This little piece of kit belongs to my friend , Anthony Pearson, and he gave it to me several years ago now, to build, convert, individualise and otherwise pretty up, as a remarkably devastating WMD in his Ork army.
So, you ask, Mr. Clever Pants, why have you not completed this task? Because it scares three kinds of bodily fluids out of me.
Firstly, the size: this beast is HUGE, I mean mega-big. And although it is made of resin, it is heavy. So lifting and holding while painting is prohibitive.
Secondly, how do you take something that is actually quite expensive and only available occasionally on Ebay, and have the temerity, nay, the BRASS, to drill, cut, saw and mutilate the casing, then add a variety of bits, pieces and such-like, as well as obscuring much of the piece with shattered plates and battle damage, Green Stuff modelled laser blasts and heaps of rust?
And finally, by adding your own ideas and additions, are you detracting from the original design, or do you have a responsibilty to make your own mark on the piece?
While struggling with these moral dilemmas, resulting in deep therapy sessions, interviews with experienced and knowledgable men of letters, and constant, frantic, sometimes fruitless experimentation, Anthony kept looking at me with his puppy-dog eyes, and made me feel guilty.
So I said stuff it and got stuck in.
I don't have earlier pics of the piece pre-conversion, but this shows the original idea for a colour scheme, which I loathed with a passion. It also shows the beginnings of the battle damage, with plastic plating cut off the GW plastic Gargant kit, a Green Stuff laser blast above the square plate on the right, and extensive rust texturing, using various grades of sand and crushed talc, liberally applied with wood glue. The red tinge on the rust is from Forgeworld weathering powders. Thought it would work, eventually disappeared under the paintwork and weathering.
Here is more of the damage, with a peekhole cut out of the raw, trembling resin. A small section of the GW Gargant, a box with a gretchin inside, was glued into the hole and surrounded by plate.
And the back with more rust, a few plates, Forgeworld resin Ork glyphs and bits of mechanical detritus including a wall heater to demonstrate that nothing gets wasted when Ork mekkies get their hands on someone else's crap.

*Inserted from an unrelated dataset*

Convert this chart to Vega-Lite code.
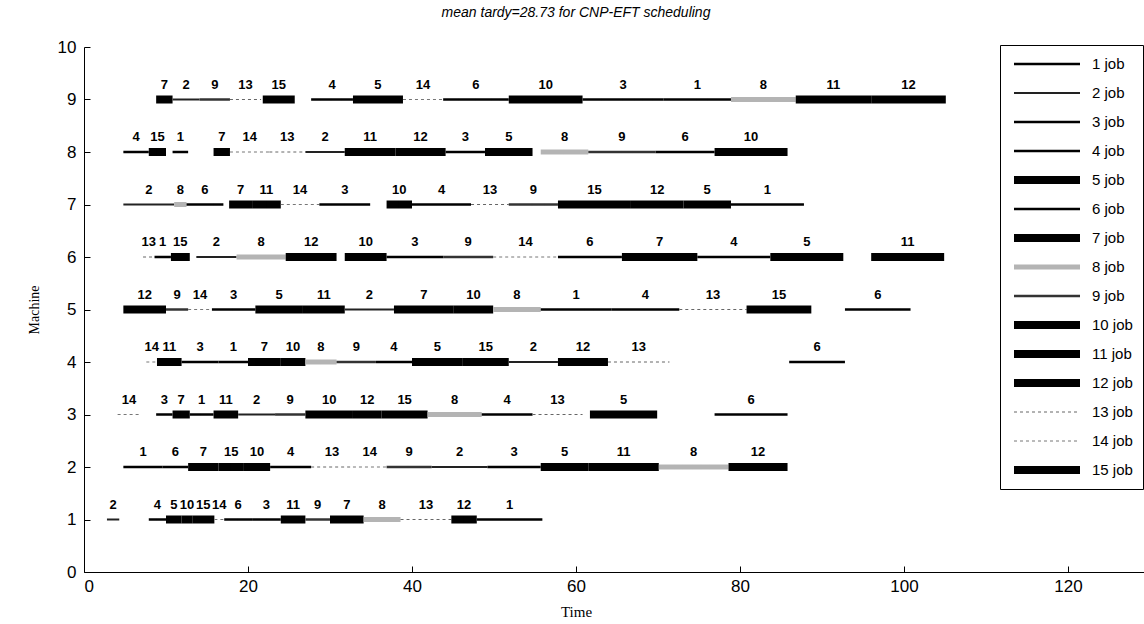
{
  "$schema": "https://vega.github.io/schema/vega-lite/v6.json",
  "width": 1060,
  "height": 525,
  "autosize": {"type": "none"},
  "padding": {"left": 84, "top": 47, "right": 0, "bottom": 52},
  "background": "white",
  "title": {"text": "mean tardy=28.73 for CNP-EFT scheduling", "font": "Liberation Sans", "fontSize": 14, "fontStyle": "italic", "fontWeight": "normal", "anchor": "middle", "dx": -38, "offset": 18, "color": "black"},
  "config": {"view": {"stroke": null}},
  "data": {"values": [
    {"machine": 1, "job": 2, "start": 2.8, "end": 4.3},
    {"machine": 1, "job": 4, "start": 7.9, "end": 10.0},
    {"machine": 1, "job": 5, "start": 10.0, "end": 11.9},
    {"machine": 1, "job": 10, "start": 11.9, "end": 13.2},
    {"machine": 1, "job": 15, "start": 13.2, "end": 15.9},
    {"machine": 1, "job": 14, "start": 15.9, "end": 17.1},
    {"machine": 1, "job": 6, "start": 17.1, "end": 20.5},
    {"machine": 1, "job": 3, "start": 20.5, "end": 24.0},
    {"machine": 1, "job": 11, "start": 24.0, "end": 27.0},
    {"machine": 1, "job": 9, "start": 27.0, "end": 30.0},
    {"machine": 1, "job": 7, "start": 30.0, "end": 34.1},
    {"machine": 1, "job": 8, "start": 34.1, "end": 38.6},
    {"machine": 1, "job": 13, "start": 38.6, "end": 44.8},
    {"machine": 1, "job": 12, "start": 44.8, "end": 47.9},
    {"machine": 1, "job": 1, "start": 47.9, "end": 55.9},
    {"machine": 2, "job": 1, "start": 4.8, "end": 9.6},
    {"machine": 2, "job": 6, "start": 9.6, "end": 12.7},
    {"machine": 2, "job": 7, "start": 12.7, "end": 16.4},
    {"machine": 2, "job": 15, "start": 16.4, "end": 19.5},
    {"machine": 2, "job": 10, "start": 19.5, "end": 22.7},
    {"machine": 2, "job": 4, "start": 22.7, "end": 27.7},
    {"machine": 2, "job": 13, "start": 27.7, "end": 32.8},
    {"machine": 2, "job": 14, "start": 32.8, "end": 36.9},
    {"machine": 2, "job": 9, "start": 36.9, "end": 42.4},
    {"machine": 2, "job": 2, "start": 42.4, "end": 49.2},
    {"machine": 2, "job": 3, "start": 49.2, "end": 55.7},
    {"machine": 2, "job": 5, "start": 55.7, "end": 61.5},
    {"machine": 2, "job": 11, "start": 61.5, "end": 70.1},
    {"machine": 2, "job": 8, "start": 70.1, "end": 78.6},
    {"machine": 2, "job": 12, "start": 78.6, "end": 85.8},
    {"machine": 3, "job": 14, "start": 4.1, "end": 6.9},
    {"machine": 3, "job": 3, "start": 8.8, "end": 10.8},
    {"machine": 3, "job": 7, "start": 10.8, "end": 12.9},
    {"machine": 3, "job": 1, "start": 12.9, "end": 15.8},
    {"machine": 3, "job": 11, "start": 15.8, "end": 18.8},
    {"machine": 3, "job": 2, "start": 18.8, "end": 23.3},
    {"machine": 3, "job": 9, "start": 23.3, "end": 27.0},
    {"machine": 3, "job": 10, "start": 27.0, "end": 32.8},
    {"machine": 3, "job": 12, "start": 32.8, "end": 36.3},
    {"machine": 3, "job": 15, "start": 36.3, "end": 41.9},
    {"machine": 3, "job": 8, "start": 41.9, "end": 48.5},
    {"machine": 3, "job": 4, "start": 48.5, "end": 54.7},
    {"machine": 3, "job": 13, "start": 54.7, "end": 60.8},
    {"machine": 3, "job": 5, "start": 61.7, "end": 69.9},
    {"machine": 3, "job": 6, "start": 76.9, "end": 85.8},
    {"machine": 4, "job": 14, "start": 7.6, "end": 8.9},
    {"machine": 4, "job": 11, "start": 8.9, "end": 11.9},
    {"machine": 4, "job": 3, "start": 11.9, "end": 16.4},
    {"machine": 4, "job": 1, "start": 16.4, "end": 20.0},
    {"machine": 4, "job": 7, "start": 20.0, "end": 24.0},
    {"machine": 4, "job": 10, "start": 24.0, "end": 27.0},
    {"machine": 4, "job": 8, "start": 27.0, "end": 30.8},
    {"machine": 4, "job": 9, "start": 30.8, "end": 35.6},
    {"machine": 4, "job": 4, "start": 35.6, "end": 40.0},
    {"machine": 4, "job": 5, "start": 40.0, "end": 46.2},
    {"machine": 4, "job": 15, "start": 46.2, "end": 51.8},
    {"machine": 4, "job": 2, "start": 51.8, "end": 57.8},
    {"machine": 4, "job": 12, "start": 57.8, "end": 63.9},
    {"machine": 4, "job": 13, "start": 63.9, "end": 71.4},
    {"machine": 4, "job": 6, "start": 86.0, "end": 92.8},
    {"machine": 5, "job": 12, "start": 4.8, "end": 10.0},
    {"machine": 5, "job": 9, "start": 10.0, "end": 12.7},
    {"machine": 5, "job": 14, "start": 12.7, "end": 15.6},
    {"machine": 5, "job": 3, "start": 15.6, "end": 20.9},
    {"machine": 5, "job": 5, "start": 20.9, "end": 26.7},
    {"machine": 5, "job": 11, "start": 26.7, "end": 31.8},
    {"machine": 5, "job": 2, "start": 31.8, "end": 37.8},
    {"machine": 5, "job": 7, "start": 37.8, "end": 45.1},
    {"machine": 5, "job": 10, "start": 45.1, "end": 49.9},
    {"machine": 5, "job": 8, "start": 49.9, "end": 55.7},
    {"machine": 5, "job": 1, "start": 55.7, "end": 64.3},
    {"machine": 5, "job": 4, "start": 64.3, "end": 72.6},
    {"machine": 5, "job": 13, "start": 72.6, "end": 80.8},
    {"machine": 5, "job": 15, "start": 80.8, "end": 88.7},
    {"machine": 5, "job": 6, "start": 92.8, "end": 100.8},
    {"machine": 6, "job": 13, "start": 7.2, "end": 8.6},
    {"machine": 6, "job": 1, "start": 8.6, "end": 10.6},
    {"machine": 6, "job": 15, "start": 10.6, "end": 12.9},
    {"machine": 6, "job": 2, "start": 13.7, "end": 18.6},
    {"machine": 6, "job": 8, "start": 18.6, "end": 24.6},
    {"machine": 6, "job": 12, "start": 24.6, "end": 30.8},
    {"machine": 6, "job": 10, "start": 31.8, "end": 36.9},
    {"machine": 6, "job": 3, "start": 36.9, "end": 43.8},
    {"machine": 6, "job": 9, "start": 43.8, "end": 49.9},
    {"machine": 6, "job": 14, "start": 49.9, "end": 57.8},
    {"machine": 6, "job": 6, "start": 57.8, "end": 65.6},
    {"machine": 6, "job": 7, "start": 65.6, "end": 74.8},
    {"machine": 6, "job": 4, "start": 74.8, "end": 83.7},
    {"machine": 6, "job": 5, "start": 83.7, "end": 92.6},
    {"machine": 6, "job": 11, "start": 96.0, "end": 104.9},
    {"machine": 7, "job": 2, "start": 4.8, "end": 11.0},
    {"machine": 7, "job": 8, "start": 11.0, "end": 12.5},
    {"machine": 7, "job": 6, "start": 12.5, "end": 17.0},
    {"machine": 7, "job": 7, "start": 17.7, "end": 20.5},
    {"machine": 7, "job": 11, "start": 20.5, "end": 24.0},
    {"machine": 7, "job": 14, "start": 24.0, "end": 28.7},
    {"machine": 7, "job": 3, "start": 28.7, "end": 34.9},
    {"machine": 7, "job": 10, "start": 36.9, "end": 40.0},
    {"machine": 7, "job": 4, "start": 40.0, "end": 47.2},
    {"machine": 7, "job": 13, "start": 47.2, "end": 51.8},
    {"machine": 7, "job": 9, "start": 51.8, "end": 57.8},
    {"machine": 7, "job": 15, "start": 57.8, "end": 66.7},
    {"machine": 7, "job": 12, "start": 66.7, "end": 73.1},
    {"machine": 7, "job": 5, "start": 73.1, "end": 78.9},
    {"machine": 7, "job": 1, "start": 78.9, "end": 87.8},
    {"machine": 8, "job": 4, "start": 4.8, "end": 7.9},
    {"machine": 8, "job": 15, "start": 7.9, "end": 10.0},
    {"machine": 8, "job": 1, "start": 10.8, "end": 12.7},
    {"machine": 8, "job": 7, "start": 15.8, "end": 17.8},
    {"machine": 8, "job": 14, "start": 17.8, "end": 22.6},
    {"machine": 8, "job": 13, "start": 22.6, "end": 27.0},
    {"machine": 8, "job": 2, "start": 27.0, "end": 31.8},
    {"machine": 8, "job": 11, "start": 31.8, "end": 38.0},
    {"machine": 8, "job": 12, "start": 38.0, "end": 44.1},
    {"machine": 8, "job": 3, "start": 44.1, "end": 48.9},
    {"machine": 8, "job": 5, "start": 48.9, "end": 54.7},
    {"machine": 8, "job": 8, "start": 55.7, "end": 61.5},
    {"machine": 8, "job": 9, "start": 61.5, "end": 69.7},
    {"machine": 8, "job": 6, "start": 69.7, "end": 76.9},
    {"machine": 8, "job": 10, "start": 76.9, "end": 85.8},
    {"machine": 9, "job": 7, "start": 8.8, "end": 10.8},
    {"machine": 9, "job": 2, "start": 10.8, "end": 14.1},
    {"machine": 9, "job": 9, "start": 14.1, "end": 17.8},
    {"machine": 9, "job": 13, "start": 17.8, "end": 21.6},
    {"machine": 9, "job": 15, "start": 21.8, "end": 25.7},
    {"machine": 9, "job": 4, "start": 27.7, "end": 32.8},
    {"machine": 9, "job": 5, "start": 32.8, "end": 38.9},
    {"machine": 9, "job": 14, "start": 38.9, "end": 43.8},
    {"machine": 9, "job": 6, "start": 43.8, "end": 51.8},
    {"machine": 9, "job": 10, "start": 51.8, "end": 60.8},
    {"machine": 9, "job": 3, "start": 60.8, "end": 70.7},
    {"machine": 9, "job": 1, "start": 70.7, "end": 78.9},
    {"machine": 9, "job": 8, "start": 78.9, "end": 86.8},
    {"machine": 9, "job": 11, "start": 86.8, "end": 96.0},
    {"machine": 9, "job": 12, "start": 96.0, "end": 105.1}
  ]},
  "layer": [
    {
      "mark": {"type": "rule", "strokeCap": "butt"},
      "encoding": {
        "x": {"field": "start", "type": "quantitative",
          "scale": {"domain": [0, 129.27], "nice": false, "zero": false},
          "axis": {"values": [0, 20, 40, 60, 80, 100, 120], "title": "Time", "titleFont": "Liberation Serif", "titleFontSize": 15, "titleFontWeight": "normal", "titleColor": "black", "titleX": 492, "titlePadding": 10,
            "labelFont": "Liberation Sans", "labelFontSize": 17, "labelColor": "black", "labelPadding": 12, "tickSize": -6, "tickColor": "black", "domainColor": "black", "grid": false}},
        "x2": {"field": "end"},
        "y": {"field": "machine", "type": "quantitative",
          "scale": {"domain": [0, 10], "nice": false, "zero": false},
          "axis": {"values": [0, 1, 2, 3, 4, 5, 6, 7, 8, 9, 10], "title": "Machine", "titleFont": "Liberation Serif", "titleFontSize": 14, "titleFontWeight": "normal", "titleColor": "black", "titlePadding": 16,
            "labelFont": "Liberation Sans", "labelFontSize": 17, "labelColor": "black", "labelPadding": 14, "tickSize": -6, "tickColor": "black", "domainColor": "black", "grid": false}},
        "color": {"field": "job", "type": "ordinal",
          "scale": {"type": "ordinal", "domain": [1,2,3,4,5,6,7,8,9,10,11,12,13,14,15],
            "range": ["#000000","#222222","#000000","#000000","#000000","#000000","#000000","#b4b4b4","#333333","#000000","#000000","#000000","#666666","#777777","#000000"]},
          "legend": {"title": null, "orient": "none", "legendX": 916, "legendY": -2, "padding": 10, "strokeColor": "black", "fillColor": "white",
            "symbolType": "stroke", "symbolSize": 4356, "clipHeight": 18, "labelExpr": "datum.label + ' job'", "labelFont": "Liberation Sans", "labelFontSize": 15, "labelColor": "black", "rowPadding": 11, "labelOffset": 8}},
        "strokeWidth": {"field": "job", "type": "ordinal",
          "scale": {"type": "ordinal", "domain": [1,2,3,4,5,6,7,8,9,10,11,12,13,14,15],
            "range": [2.5, 2, 2.5, 2.5, 8, 2.5, 8, 5, 2.5, 8, 8, 8, 1, 1, 8]},
          "legend": {"title": null}},
        "strokeDash": {"field": "job", "type": "ordinal",
          "scale": {"type": "ordinal", "domain": [1,2,3,4,5,6,7,8,9,10,11,12,13,14,15],
            "range": [[1,0],[1,0],[1,0],[1,0],[1,0],[1,0],[1,0],[1,0],[1,0],[1,0],[1,0],[1,0],[3,3],[3,3],[1,0]]},
          "legend": {"title": null}}
      }
    },
    {
      "transform": [{"fold": ["start", "end"], "as": ["edge", "t"]}],
      "mark": {"type": "text", "font": "Liberation Sans", "fontWeight": "bold", "fontSize": 13, "dy": -15, "color": "black"},
      "encoding": {
        "x": {"field": "t", "type": "quantitative", "aggregate": "mean"},
        "y": {"field": "machine", "type": "quantitative"},
        "text": {"field": "job", "type": "nominal"}
      }
    }
  ]
}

You will notice the three arches in the casing. I kit-bashed and painted the pieces that would eventually reside in these openings, the two feet and the giant phallic cannon, finishing them before the main casing. I like to do this if there is anything that I intend to add to a piece after major painting, be it shields, flags, or any equipment. By simply adding them when the major work on the main casing is done, I don't feel like I have done a massive job of work taking many days, only to now have to face fiddly pieces of detritus that tests my patience. I also seem to do a better job on them.
Funny that.
This is the right foot. Fire Dragon for comparison. Big, isn't it? Spiky bits courtesy of GW Gargant.
I don't have pics of the cannon separate from the casing, unfortunately. Anthony may, so bear with me.
The next Part will have pics of the almost complete bottom section, including the cannon and feet, and a couple of extra additions.
Y'all come back now, y'here?
Cheers
Peter C.
PS. As always, I return for an encore. A smaller Armorcast Gargant, also owned by Anthony, also getting the treatment and waiting the brush after a black undercoat.